◆ **EXERCISE**
Exactly and only the lines from the one containing "Write a Python" through the one containing "plt.rcParams['font.family'] = ['Liberation" belong in your copy. Pictures do not.

◆ **EXTRACTED MATERIAL**
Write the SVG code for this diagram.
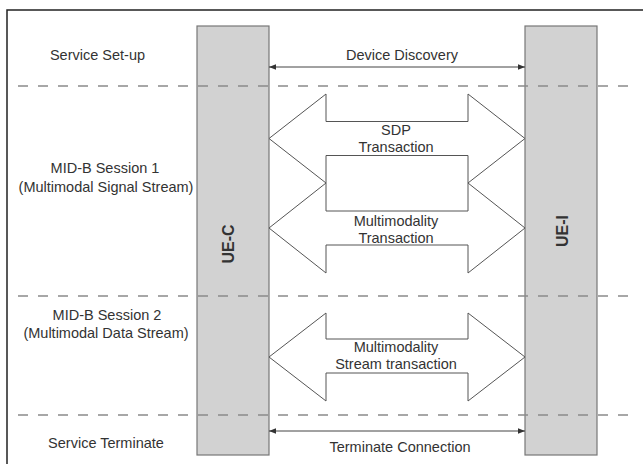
<svg xmlns="http://www.w3.org/2000/svg" width="643" height="464" viewBox="0 0 643 464">
<style>
.t{font-family:"Liberation Sans",Arial,sans-serif;font-size:14.5px;fill:#333;text-anchor:middle}
.b{font-family:"Liberation Sans",Arial,sans-serif;font-size:16px;font-weight:bold;fill:#333;text-anchor:middle}
.bar{fill:#d2d2d2;stroke:#777;stroke-width:1.2}
.blk{fill:#fff;stroke:#555;stroke-width:1}
.ln{stroke:#444;stroke-width:1;fill:none}
.dash{stroke:#8a8a8a;stroke-width:1.5;stroke-dasharray:10 10;fill:none}
</style>
<defs>
<marker id="ah" viewBox="0 0 10 10" refX="10" refY="5" markerWidth="7" markerHeight="7" markerUnits="userSpaceOnUse" orient="auto-start-reverse">
<path d="M0,1 L10,5 L0,9 Z" fill="#333"/>
</marker>
</defs>
<rect width="643" height="464" fill="#fff"/>
<path d="M7,464 L7,10 L643,10" fill="none" stroke="#222" stroke-width="1.5"/>

<g id="labels">
<text class="t" x="97.5" y="60">Service Set-up</text>
<text class="t" x="105" y="173">MID-B Session 1</text>
<text class="t" x="106" y="192">(Multimodal Signal Stream)</text>
<text class="t" x="107" y="320">MID-B Session 2</text>
<text class="t" x="106" y="338">(Multimodal Data Stream)</text>
<text class="t" x="106" y="448">Service Terminate</text>
</g>

<g id="ue-c">
<rect class="bar" x="197" y="26" width="72" height="429"/>
<text class="b" transform="translate(234,244) rotate(-90)">UE-C</text>
</g>
<g id="ue-i">
<rect class="bar" x="525" y="26" width="72" height="429"/>
<text class="b" transform="translate(568,231) rotate(-90)">UE-I</text>
</g>

<g id="separators">
<line class="dash" x1="18" y1="86" x2="632" y2="86"/>
<line class="dash" x1="18" y1="296" x2="632" y2="296"/>
<line class="dash" x1="18" y1="415" x2="632" y2="415"/>
</g>

<g id="connectors">
<line class="ln" x1="269" y1="67" x2="525" y2="67" marker-start="url(#ah)" marker-end="url(#ah)"/>
<line class="ln" x1="269" y1="431" x2="525" y2="431" marker-start="url(#ah)" marker-end="url(#ah)"/>
<g id="sdp-transaction">
<path class="blk" d="M269,138.5 L326,94 L326,121.5 L468,121.5 L468,94 L525,138.5 L468,183 L468,155.5 L326,155.5 L326,183 Z"/>
</g>
<g id="multimodality-transaction">
<path class="blk" d="M269,228 L326,183 L326,211 L468,211 L468,183 L525,228 L468,273 L468,245 L326,245 L326,273 Z"/>
</g>
<g id="stream-transaction">
<path class="blk" d="M269,357 L326,313 L326,339 L468,339 L468,313 L525,357 L468,401 L468,373 L326,373 L326,401 Z"/>
</g>
</g>

<g id="connector-labels">
<text class="t" x="402" y="60">Device Discovery</text>
<text class="t" x="400" y="452">Terminate Connection</text>
<text class="t" x="396" y="134.5">SDP</text>
<text class="t" x="396" y="151.5">Transaction</text>
<text class="t" x="396" y="226">Multimodality</text>
<text class="t" x="396" y="243">Transaction</text>
<text class="t" x="396" y="352">Multimodality</text>
<text class="t" x="396" y="369">Stream transaction</text>
</g>
</svg>
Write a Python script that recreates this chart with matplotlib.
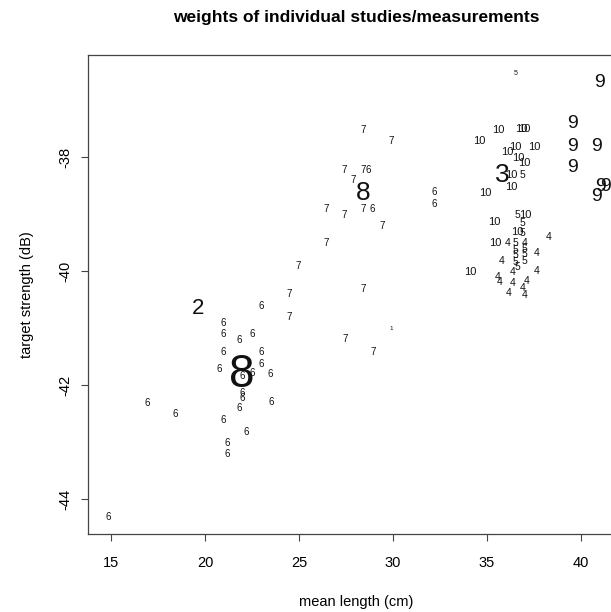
import matplotlib
matplotlib.use("Agg")
import matplotlib.pyplot as plt

plt.rcParams['font.family'] = ['Liberation Sans', 'DejaVu Sans']

# study id, mean length (cm), target strength (dB), weight (text cex)
study = [1,
         2,
         3,
         4, 4, 4, 4, 4, 4, 4, 4, 4, 4, 4, 4, 4, 4,
         5, 5, 5, 5, 5, 5, 5, 5, 5, 5, 5, 5, 5,
         6, 6, 6, 6, 6, 6, 6, 6, 6, 6, 6, 6, 6, 6, 6, 6, 6, 6, 6, 6, 6, 6, 6, 6, 6, 6, 6,
         7, 7, 7, 7, 7, 7, 7, 7, 7, 7, 7, 7, 7, 7, 7, 7,
         8, 8,
         9, 9, 9, 9, 9, 9, 9, 9,
         10, 10, 10, 10, 10, 10, 10, 10, 10, 10, 10, 10, 10, 10, 10, 10, 10]

length = [29.9,
          19.63,
          35.80,
          38.30, 36.12, 37.02, 37.66, 35.80, 36.38, 37.66, 35.59, 35.69, 36.38, 37.13, 36.91, 36.17, 37.02,
          36.54, 36.91, 36.60, 36.91, 36.91, 36.54, 36.54, 36.97, 36.54, 36.97, 36.97, 36.54, 36.60,
          32.18, 32.18, 28.88, 28.67, 22.98, 20.96, 20.96, 21.81, 22.50, 20.96, 22.98, 22.98, 20.74,
          22.50, 21.97, 23.46, 21.97, 21.97, 23.51, 21.81, 20.96, 22.18, 21.17, 21.17, 16.91, 18.40, 14.84,
          28.40, 29.89, 27.39, 28.40, 27.87, 26.44, 27.39, 28.40, 29.41, 26.44, 24.95, 24.47, 24.47,
          28.40, 27.45, 28.94,
          28.40, 21.97,
          41.01, 39.57, 39.57, 40.80, 39.57, 41.06, 41.28, 40.80,
          35.59, 36.81, 36.97, 34.57, 36.49, 37.50, 36.06, 36.65, 36.97, 36.28, 36.28, 34.89, 37.02,
          35.37, 36.60, 35.43, 34.10]

ts = [-41.0,
      -40.65,
      -38.32,
      -39.40, -39.51, -39.51, -39.68, -39.82, -40.02, -40.00, -40.11, -40.19, -40.21, -40.18, -40.30, -40.39, -40.42,
      -36.53, -38.32, -39.02, -39.16, -39.33, -39.51, -39.63, -39.61, -39.72, -39.70, -39.82, -39.84, -39.93,
      -38.61, -38.82, -38.91, -38.23, -40.61, -40.91, -41.11, -41.21, -41.11, -41.42, -41.42, -41.63, -41.72,
      -41.79, -41.84, -41.81, -42.14, -42.23, -42.30, -42.40, -42.61, -42.82, -43.02, -43.21, -42.32, -42.51, -44.32,
      -37.53, -37.72, -38.23, -38.23, -38.40, -38.91, -39.02, -38.91, -39.21, -39.51, -39.91, -40.40, -40.81,
      -40.32, -41.19, -41.42,
      -38.63, -41.82,
      -36.70, -37.42, -37.82, -37.82, -38.19, -38.51, -38.51, -38.70,
      -37.53, -37.51, -37.51, -37.72, -37.82, -37.82, -37.91, -38.02, -38.11, -38.32, -38.53, -38.63, -39.02,
      -39.14, -39.32, -39.51, -40.02]

weight = [0.45,
          1.6,
          1.9,
          0.75, 0.75, 0.75, 0.75, 0.75, 0.75, 0.75, 0.75, 0.75, 0.75, 0.75, 0.75, 0.75, 0.75,
          0.5, 0.75, 0.75, 0.75, 0.75, 0.75, 0.75, 0.75, 0.75, 0.75, 0.75, 0.75, 0.75,
          0.7, 0.7, 0.7, 0.7, 0.7, 0.7, 0.7, 0.7, 0.7, 0.7, 0.7, 0.7, 0.7,
          0.7, 0.7, 0.7, 0.7, 0.7, 0.7, 0.7, 0.7, 0.7, 0.7, 0.7, 0.7, 0.7, 0.7,
          0.7, 0.7, 0.7, 0.7, 0.7, 0.7, 0.7, 0.7, 0.7, 0.7, 0.7, 0.7, 0.7,
          0.7, 0.7, 0.7,
          1.9, 3.3,
          1.4, 1.4, 1.4, 1.4, 1.4, 1.4, 1.4, 1.4,
          0.8, 0.8, 0.8, 0.8, 0.8, 0.8, 0.8, 0.8, 0.8, 0.8, 0.8, 0.8, 0.8,
          0.8, 0.8, 0.8, 0.8]

x_ticks = [15, 20, 25, 30, 35, 40]
y_ticks = [-44, -42, -40, -38]

fig = plt.figure(figsize=(6.11, 6.12), dpi=100)
ax = fig.add_axes([88 / 611, 78 / 612, 537 / 611, 479 / 612])

for s, x, y, w in zip(study, length, ts, weight):
    ax.text(x, y, str(s), fontsize=10 * w, ha="center", va="center",
            color="#111111")

ax.set_xlim(13.78, 42.34)
ax.set_ylim(-44.61, -36.21)
ax.set_xticks(x_ticks)
ax.set_yticks(y_ticks)
ax.set_yticklabels([str(v) for v in y_ticks], rotation=90, va="center")
ax.tick_params(direction="out", length=5, width=0.8, labelsize=10.5,
               color="#444444")
ax.tick_params(axis="x", pad=11)
ax.tick_params(axis="y", pad=6)
for sp in ax.spines.values():
    sp.set_color("#444444")
    sp.set_linewidth(0.9)

ax.set_xlabel("mean length (cm)", fontsize=10.5, labelpad=18)
ax.set_ylabel("target strength (dB)", fontsize=10.5, labelpad=18)
ax.set_title("weights of individual studies/measurements",
             fontsize=12.5, fontweight="bold", pad=24)

fig.savefig("out.png", dpi=100)
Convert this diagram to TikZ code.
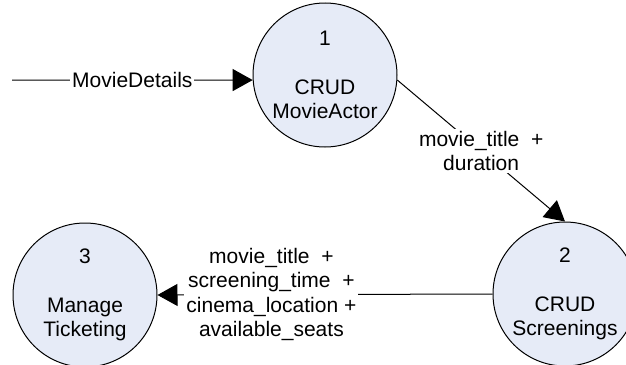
\documentclass[tikz,border=0pt]{standalone}
\usepackage{fontspec}
\setmainfont{Liberation Sans}
\usetikzlibrary{arrows.meta}
\definecolor{procfill}{RGB}{230,235,247}
\tikzset{
  proc/.style={circle, draw=black, line width=0.5pt, fill=procfill, inner sep=0pt, minimum size=72pt, align=center, font=\fontsize{10.5}{12.25}\selectfont},
  flow/.style={line width=0.5pt, -{Triangle[length=10pt,width=11pt]}},
  flowlabel/.style={fill=white, inner sep=1pt, align=center, font=\fontsize{10.5}{12.25}\selectfont}
}

\begin{document}
\begin{tikzpicture}[x=0.5pt,y=-0.5pt]
  \clip (0,0) rectangle (626,364);

  \node[proc] (p1) at (325,75) {1\\[12.25pt]CRUD\\MovieActor};
  \node[proc] (p2) at (565,294) {2\\[12.25pt]CRUD\\Screenings};
  \node[proc] (p3) at (85,295) {3\\[12.25pt]Manage\\Ticketing};

  \coordinate (src) at (12,80);
  \draw[flow] (src) -- (p1.184) node[flowlabel,midway] {MovieDetails};

  \draw[flow] (p1.-4) -- (p2.north) node[flowlabel,midway] {movie\_title\ \ +\\duration};

  \draw[flow] (p2.west) -- (p3.east)
    node[flowlabel,pos=0.66] {movie\_title\ \ +\\screening\_time\ \ +\\cinema\_location +\\available\_seats};
\end{tikzpicture}
\end{document}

◆ **EXERCISE RESULT**
Write a Python script that recreates this chart with matplotlib.
import matplotlib
matplotlib.use("Agg")
import matplotlib.pyplot as plt

plt.rcParams['font.family'] = ['Liberation Sans', 'DejaVu Sans']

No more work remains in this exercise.